Check Your Understanding: ML in Production

The pipeline testing guidelines cannot be demonstrated in a Colab. Instead, the following exercises help practice the guidelines. The next page describes resources for implementing the guidelines.

For the following questions, click on your selection to expand and check your answer.

After launching your unicorn appearance predictor, you must keep your predictor fresh by retraining on new data. Because you are gathering too much new data to train on, you decide to limit the training data by sampling the new data over a window of time. You also need to account for daily and annual patterns in unicorn appearances. And, the fastest you can launch new model versions is every three months. What window of time do you choose?
One day, because a larger window would result in lots of data and your model would take too long to train.
Incorrect. You can adjust the data sampling rate to limit the size of the dataset. Given that you can only update your model every three months, a model trained on a day's worth of data will gradually become stale.
One week, so that your dataset is not too large but you can still smooth out patterns.
Incorrect. You can adjust the data sampling rate to limit the size of the dataset. Given that you can only update your model every three months, a model trained on a week's worth of data will gradually become stale.
One year, to ensure that your model is not biased by daily or yearly patterns.
Correct! You should choose a representative dataset so that your model learns to predict across all scenarios.
You launch your unicorn appearance predictor. It's working well! You go on vacation and return after three weeks to find that your model quality has dropped significantly. Assume that unicorn behavior is unlikely to change significantly in three weeks. What is the most likely explanation for the decrease in quality?
Training-serving skew.
Correct. While unicorn behavior probably didn't change, perhaps the underlying data reporting or data formatting changed in the serving data after the training data was collected. Detect potential training-serving skew by checking the serving data against the data schema of the training data.

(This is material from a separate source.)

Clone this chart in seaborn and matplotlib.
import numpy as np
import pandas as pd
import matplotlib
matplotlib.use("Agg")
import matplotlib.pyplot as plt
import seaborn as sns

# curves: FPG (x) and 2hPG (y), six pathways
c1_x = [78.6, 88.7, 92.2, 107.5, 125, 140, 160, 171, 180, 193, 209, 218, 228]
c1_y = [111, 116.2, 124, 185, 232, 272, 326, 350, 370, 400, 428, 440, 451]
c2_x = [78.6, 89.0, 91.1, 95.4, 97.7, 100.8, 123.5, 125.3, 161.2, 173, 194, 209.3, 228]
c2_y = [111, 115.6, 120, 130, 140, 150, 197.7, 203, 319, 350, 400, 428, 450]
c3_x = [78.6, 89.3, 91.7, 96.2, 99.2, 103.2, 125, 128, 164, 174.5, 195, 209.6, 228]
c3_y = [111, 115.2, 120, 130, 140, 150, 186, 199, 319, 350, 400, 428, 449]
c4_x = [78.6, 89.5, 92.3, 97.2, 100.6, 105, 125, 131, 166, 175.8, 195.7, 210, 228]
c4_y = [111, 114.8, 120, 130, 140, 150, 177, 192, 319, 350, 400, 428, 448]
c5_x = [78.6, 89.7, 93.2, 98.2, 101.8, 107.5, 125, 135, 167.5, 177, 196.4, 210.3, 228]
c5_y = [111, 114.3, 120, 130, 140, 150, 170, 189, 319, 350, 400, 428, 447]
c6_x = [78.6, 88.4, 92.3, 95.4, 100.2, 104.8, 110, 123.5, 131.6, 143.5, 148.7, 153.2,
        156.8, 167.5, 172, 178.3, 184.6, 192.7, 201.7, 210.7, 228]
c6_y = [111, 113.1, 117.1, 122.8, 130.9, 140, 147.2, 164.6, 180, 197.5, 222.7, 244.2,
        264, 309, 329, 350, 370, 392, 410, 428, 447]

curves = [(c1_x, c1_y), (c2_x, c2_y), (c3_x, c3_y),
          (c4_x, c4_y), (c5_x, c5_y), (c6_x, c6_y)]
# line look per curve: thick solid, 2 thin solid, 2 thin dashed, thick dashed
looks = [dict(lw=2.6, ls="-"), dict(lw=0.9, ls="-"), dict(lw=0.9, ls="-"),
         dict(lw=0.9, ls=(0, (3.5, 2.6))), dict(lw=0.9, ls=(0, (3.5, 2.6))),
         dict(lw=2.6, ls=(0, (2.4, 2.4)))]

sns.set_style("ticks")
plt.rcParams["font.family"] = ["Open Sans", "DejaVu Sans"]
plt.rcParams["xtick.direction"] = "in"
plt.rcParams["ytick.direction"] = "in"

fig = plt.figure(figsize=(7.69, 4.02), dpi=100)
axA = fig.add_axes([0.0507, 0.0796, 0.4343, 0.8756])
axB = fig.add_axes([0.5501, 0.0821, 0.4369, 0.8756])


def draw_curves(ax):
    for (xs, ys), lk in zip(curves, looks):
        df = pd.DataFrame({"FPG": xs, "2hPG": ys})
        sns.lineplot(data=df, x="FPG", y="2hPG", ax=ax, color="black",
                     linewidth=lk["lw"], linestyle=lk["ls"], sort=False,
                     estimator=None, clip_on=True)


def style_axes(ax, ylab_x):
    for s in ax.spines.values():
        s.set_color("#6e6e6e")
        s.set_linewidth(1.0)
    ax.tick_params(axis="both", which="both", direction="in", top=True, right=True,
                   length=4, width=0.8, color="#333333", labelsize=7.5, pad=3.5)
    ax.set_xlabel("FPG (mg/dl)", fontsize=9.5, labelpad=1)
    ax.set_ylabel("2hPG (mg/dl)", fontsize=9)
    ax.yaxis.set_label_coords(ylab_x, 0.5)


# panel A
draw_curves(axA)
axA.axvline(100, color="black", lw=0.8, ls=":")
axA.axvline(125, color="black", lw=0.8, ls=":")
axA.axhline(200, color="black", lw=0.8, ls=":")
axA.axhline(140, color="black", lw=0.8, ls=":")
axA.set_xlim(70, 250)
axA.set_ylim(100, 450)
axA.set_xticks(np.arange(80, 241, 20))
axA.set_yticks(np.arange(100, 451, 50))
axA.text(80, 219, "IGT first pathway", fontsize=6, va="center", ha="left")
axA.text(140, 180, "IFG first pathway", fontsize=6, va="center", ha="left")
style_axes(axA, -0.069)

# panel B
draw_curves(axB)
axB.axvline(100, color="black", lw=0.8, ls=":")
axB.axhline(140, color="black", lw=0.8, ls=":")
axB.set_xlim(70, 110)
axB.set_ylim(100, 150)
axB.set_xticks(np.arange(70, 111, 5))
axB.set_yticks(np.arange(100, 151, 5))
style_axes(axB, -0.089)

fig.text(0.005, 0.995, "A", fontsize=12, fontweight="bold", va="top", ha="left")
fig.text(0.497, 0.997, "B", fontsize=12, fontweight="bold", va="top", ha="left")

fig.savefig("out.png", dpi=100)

You forgot to test model quality against a fixed threshold.
Incorrect. Testing model quality would help catch a decrease in quality, but would not explain why that decrease occurred.
Your model is stale.
Incorrect, assuming that your training data covers all cycles of unicorn behavior, as discussed in the previous question.
You wisely decide to monitor predictions for Antarctica because you lack sufficient training data there. Your prediction quality mysteriously drops for a few days at a time, especially in winter. What could be the cause?
An environmental factor.
Correct. You discover that storms in Antarctica correlate with decreases in your prediction quality. During these storms, unicorn behavior changes. Furthermore, collecting data during storms in Antarctica is impossible, meaning your model cannot train for such conditions.
Your model becomes stale.
Incorrect. If this cause were correct, then quality would drop continuously as your model became stale, instead of dropping for only a few days.

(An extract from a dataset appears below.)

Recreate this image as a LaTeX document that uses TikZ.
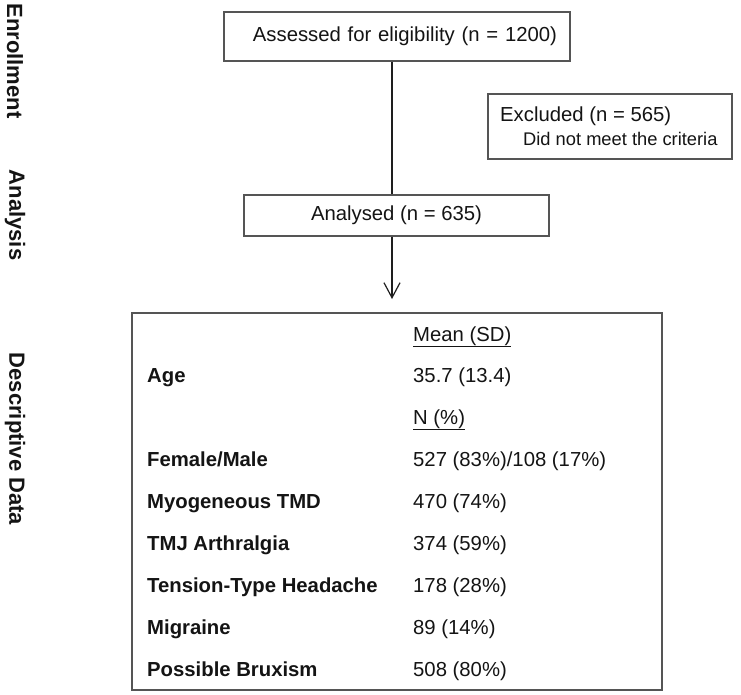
\documentclass[tikz,border=0pt]{standalone}
\usepackage{fontspec}
\setmainfont{Liberation Sans}
\usetikzlibrary{arrows.meta}
\definecolor{txt}{HTML}{141414}
\definecolor{boxc}{HTML}{555555}
\definecolor{linec}{HTML}{1E1E1E}
\begin{document}
\begin{tikzpicture}[x=1pt,y=-1pt,
  every node/.style={font=\fontsize{20.3}{24}\selectfont, text=txt},
  box/.style={draw=boxc, line width=1.1pt, inner sep=0pt},
  side/.style={font=\fontsize{22}{26}\selectfont\bfseries, rotate=-90, inner sep=0pt},
  lab/.style={anchor=base west, inner sep=0pt, font=\fontsize{20.3}{24}\selectfont\bfseries},
  val/.style={anchor=base west, inner sep=0pt},
  small/.style={anchor=base west, inner sep=0pt, font=\fontsize{18.3}{22}\selectfont},
  conn/.style={draw=linec, line width=1.2pt}]
\useasboundingbox[fill=white] (0,0) rectangle (741,695);

% side labels
\node[side] (enr) at (15,61) {Enrollment};
\node[side] (ana) at (15,215) {Analysis};
\node[side] (des) at (15,439) {Descriptive Data};

% boxes
\node[box, minimum width=346pt, minimum height=49pt, text width=320pt, align=right, inner xsep=13pt] (assess) at (397,36.5) {Assessed for eligibility (n = 1200)};
\node[box, minimum width=244pt, minimum height=65pt] (excl) at (610,126.5) {};
\node[small, font=\fontsize{20.3}{24}\selectfont] (exclA) at (500,122) {Excluded (n = 565)};
\node[small] (exclB) at (523,146) {Did not meet the criteria};
\node[box, minimum width=305pt, minimum height=41pt] (anal) at (396.5,215.5) {Analysed (n = 635)};
\node[box, minimum width=530pt, minimum height=377pt] (tab) at (397,501.5) {};

% connectors
\coordinate (ax) at (392,0);
\coordinate (tip) at (392,299);
\draw[conn] (assess.south -| ax) -- (anal.north -| ax);
\draw[conn, -{Straight Barb[length=15pt,width=16pt,line width=1.2pt]}] (anal.south -| ax) -- (tip);

% table
\node[val] (hmean) at (413,341) {\underline{Mean (SD)}};
\node[lab] (lage) at (147,382) {Age};
\node[val] (vage) at (413,382) {35.7 (13.4)};
\node[val] (hn) at (413,424) {\underline{N (\%)}};
\node[lab] (lfm) at (147,466) {Female/Male};
\node[val] (vfm) at (413,466) {527 (83\%)/108 (17\%)};
\node[lab] (lmyo) at (147,508) {Myogeneous TMD};
\node[val] (vmyo) at (413,508) {470 (74\%)};
\node[lab] (ltmj) at (147,550) {TMJ Arthralgia};
\node[val] (vtmj) at (413,550) {374 (59\%)};
\node[lab] (ltth) at (147,592) {Tension-Type Headache};
\node[val] (vtth) at (413,592) {178 (28\%)};
\node[lab] (lmig) at (147,634) {Migraine};
\node[val] (vmig) at (413,634) {89 (14\%)};
\node[lab] (lbrx) at (147,676) {Possible Bruxism};
\node[val] (vbrx) at (413,676) {508 (80\%)};
\end{tikzpicture}
\end{document}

No cause necessary. ML models have inherent randomness.
Incorrect. If your model quality fluctuates, you should investigate the cause. Try to eliminate randomness in your model training to increase reproducibility.
Your unicorn appearance predictor has operated for a year. You've fixed many problems, and quality is now high. However, you notice a small but persistent problem. Your model quality has drifted slightly lower in urban areas. What might be the cause?
The high quality of your predictions lead users to easily find unicorns, affecting unicorn appearance behavior itself.
Correct. Unicorns responded to increased attention by changing their behavior in urban areas. As your model's predictions adapt to the changing behavior, unicorns continue to change their behavior. Such a situation, where your model's behavior affects the training data itself, is called a feedback loop. You should try modifying your training-serving skew detection to detect changes in serving data that correspond to changes in unicorn behavior.
Unicorn appearances are reported multiple times in heavily populated areas, skewing your training data.
Incorrect. This is probably not the cause because this skew should have lowered your quality from launch.
Urban areas are difficult to model.
Incorrect. If your model was having trouble predicting in urban areas, the quality would be low from the start, instead of drifting lower after launch.